May 2, 2008

POSTCARD: James & the Giant Missile

My good friend James is a true traveler and passionate historian, as well as a delicious writer. He just got back from Turkmenistan, so I asked for a snippet.

The twenty-foot torpedo-shaped bombshell in the courtyard, ominously pointing at the chicken coop, admittedly, unnerved me a bit. Somehow I had missed this rather prominent piece of lawn decor while being swept, with effusive Turkmen hospitality, into my host family’s cinder-block home the night I had arrived in Serdar*, Turkmenistan. It was only in the early dawn of the next morning that, bleary-eyed with jetlag and focused on finding the outhouse, I stumbled into the projectile.

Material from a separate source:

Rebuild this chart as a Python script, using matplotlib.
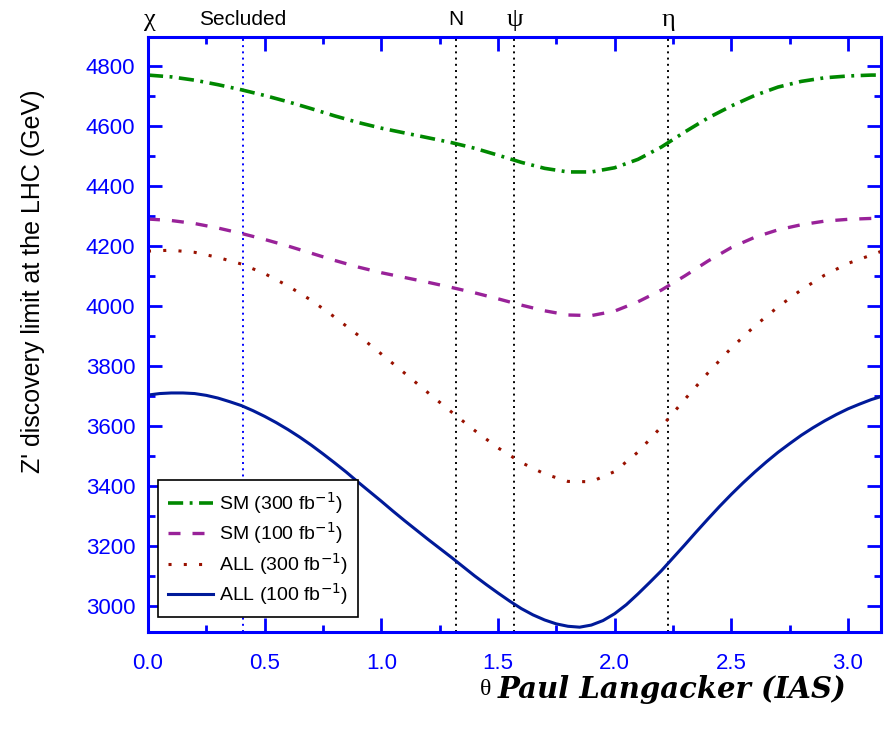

By the end of the week, however, I was as comfortable propping myself against the cool gray shell to read Mitchell’s Cloud Atlas or to scribble in my journal as I was picking my way through Serdar’s dusty back streets, dodging past the occasional lazy, shaggy camel, on my “commute” to School #34. No one in the neighborhood seemed concerned by the bomb. There were, as I discovered soon enough, many more such relics strewn across the town’s low-level sprawl, remnants of a Soviet-era munitions plant. Empty threats transformed into items of strange, defiant beauty. Turkmenistan, despite the surreal legacies of Turkmenbashi’s megalomania, is not unlike those casings: hard and threatening at first glance, yet beneath the surface you find a surprising warmth and, yes, beauty.


-James Kessler


*Formerly Gyzylarbat, but, like everything else in this most reclusive of the ‘stans, it had been renamed for the former President-for-Life – “serdar”=leader.